SOCIAL DISTORTION: Sex, Love and Rock ‘n Roll (2004)
Mike Ness ist einer der coolsten und authentischsten Musiker überhaupt, Punkt! Und die Alben seiner Band Social Distortion (wie auch seine beiden countrylastigen Soloalben) sind durch die Bank empfehlenswert. Die meisten hätten wahrscheinlich White light, white heat, white trash für diese Liste gewählt. Die positive und abgeklärte Ausstrahlung von Sex, Love and Rock ‘n Roll hat es mir aber ein bisschen mehr angetan.
STRAPPING YOUNG LAD: City (1997)
Die andere Seite von Devin Townsend. City von Strapping Yound Lad, die sich hier erstmals als Band präsentierten, ist ein absolut intensiver Hassbatzen, wie ihn nur wenig Extrembands in ihrer Karriere erreichen werden – auch Devin wohl selbst nicht mehr. Hat man dieses Trip überlebt, bleibt einem nur noch „Oh my fucking God“ zu sagen.
THE TEA PARTY: Triptych (1999)
Vielleicht nicht das beste Album des kanadischen Trios (das wären The edges of twilight und Interzone mantras), aber der erste Eindruck ist ja meist der prägnanteste. Mit „Heaven coming down“ und „The halcyon days“ befinden sich zwei absolute Jahrhundertsongs darauf.
U2: Achtung baby (1991)
Nach dem Erfolg von Joshua Tree und dessen Anhängsel Rattle & Hum war für U2 die Zeit für eine Umorientierung gekommen. Schließlich hatte man so ziemlich alles damit erreicht.
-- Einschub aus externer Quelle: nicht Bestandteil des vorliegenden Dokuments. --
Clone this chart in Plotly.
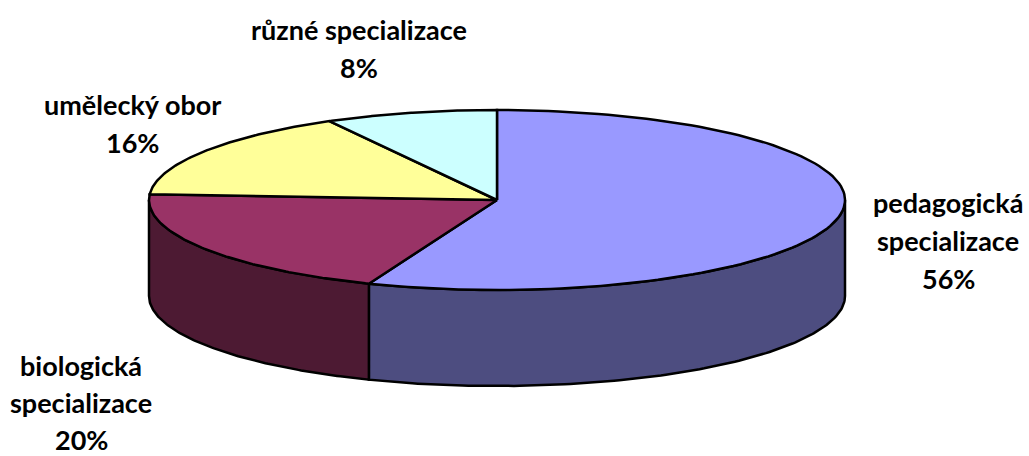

Mit einem hippen Album zwischen Alternative Rock und Madchester-Sound hatten allerdings die wenigstens gerechnet. Und genau das machte die CD so spannend - auch heute noch.
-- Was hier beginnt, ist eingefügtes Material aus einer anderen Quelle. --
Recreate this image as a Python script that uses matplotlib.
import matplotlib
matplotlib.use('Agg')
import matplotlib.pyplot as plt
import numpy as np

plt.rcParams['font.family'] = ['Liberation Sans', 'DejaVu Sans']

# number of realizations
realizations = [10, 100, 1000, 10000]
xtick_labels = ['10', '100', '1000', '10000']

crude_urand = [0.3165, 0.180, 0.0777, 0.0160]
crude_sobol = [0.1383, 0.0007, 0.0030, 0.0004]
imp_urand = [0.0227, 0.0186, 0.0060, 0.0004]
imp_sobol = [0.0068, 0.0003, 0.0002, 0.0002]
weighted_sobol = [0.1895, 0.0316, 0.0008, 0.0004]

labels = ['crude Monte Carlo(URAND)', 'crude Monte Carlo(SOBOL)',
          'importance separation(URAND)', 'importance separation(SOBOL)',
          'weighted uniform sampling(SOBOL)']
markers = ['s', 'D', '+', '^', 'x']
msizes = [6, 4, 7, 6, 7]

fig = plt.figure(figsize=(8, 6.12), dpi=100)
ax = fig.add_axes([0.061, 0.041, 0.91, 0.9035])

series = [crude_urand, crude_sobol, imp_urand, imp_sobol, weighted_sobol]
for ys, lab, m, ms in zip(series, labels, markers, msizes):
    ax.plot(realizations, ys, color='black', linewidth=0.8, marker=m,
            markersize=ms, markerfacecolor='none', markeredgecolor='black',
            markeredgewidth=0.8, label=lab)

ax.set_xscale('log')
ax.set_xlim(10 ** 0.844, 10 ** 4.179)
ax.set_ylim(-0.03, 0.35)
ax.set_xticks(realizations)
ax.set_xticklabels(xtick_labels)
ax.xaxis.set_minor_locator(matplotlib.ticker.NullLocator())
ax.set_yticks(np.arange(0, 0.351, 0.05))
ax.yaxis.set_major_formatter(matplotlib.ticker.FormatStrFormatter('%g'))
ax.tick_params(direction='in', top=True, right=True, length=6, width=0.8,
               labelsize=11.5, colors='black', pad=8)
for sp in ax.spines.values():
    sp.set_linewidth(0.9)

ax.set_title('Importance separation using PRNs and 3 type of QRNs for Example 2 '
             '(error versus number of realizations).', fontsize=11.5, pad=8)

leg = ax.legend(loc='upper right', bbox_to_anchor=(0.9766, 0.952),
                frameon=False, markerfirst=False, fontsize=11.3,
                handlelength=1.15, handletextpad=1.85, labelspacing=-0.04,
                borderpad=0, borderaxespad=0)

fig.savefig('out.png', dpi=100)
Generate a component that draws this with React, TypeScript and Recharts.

WARRIOR SOUL: Last decade dead century (1990)
Kory Clarkes Warrior Soul waren ihrer Zeit mit der kraftstrotzenden Mischung aus Punk, Metal, Glam und Psychedelic, sowie deftigen sozialkritischen Texten ein ganzes Stück voraus. Ihre ersten drei Platten gehören in jedes gut sortierte Plattenregal. Das Debüt Last decade dead century hat es mir mit seinem grandiosen Eröffnungshattrick und der Hymne aller Unterprivilegierten, „Loser“, am meisten angetan.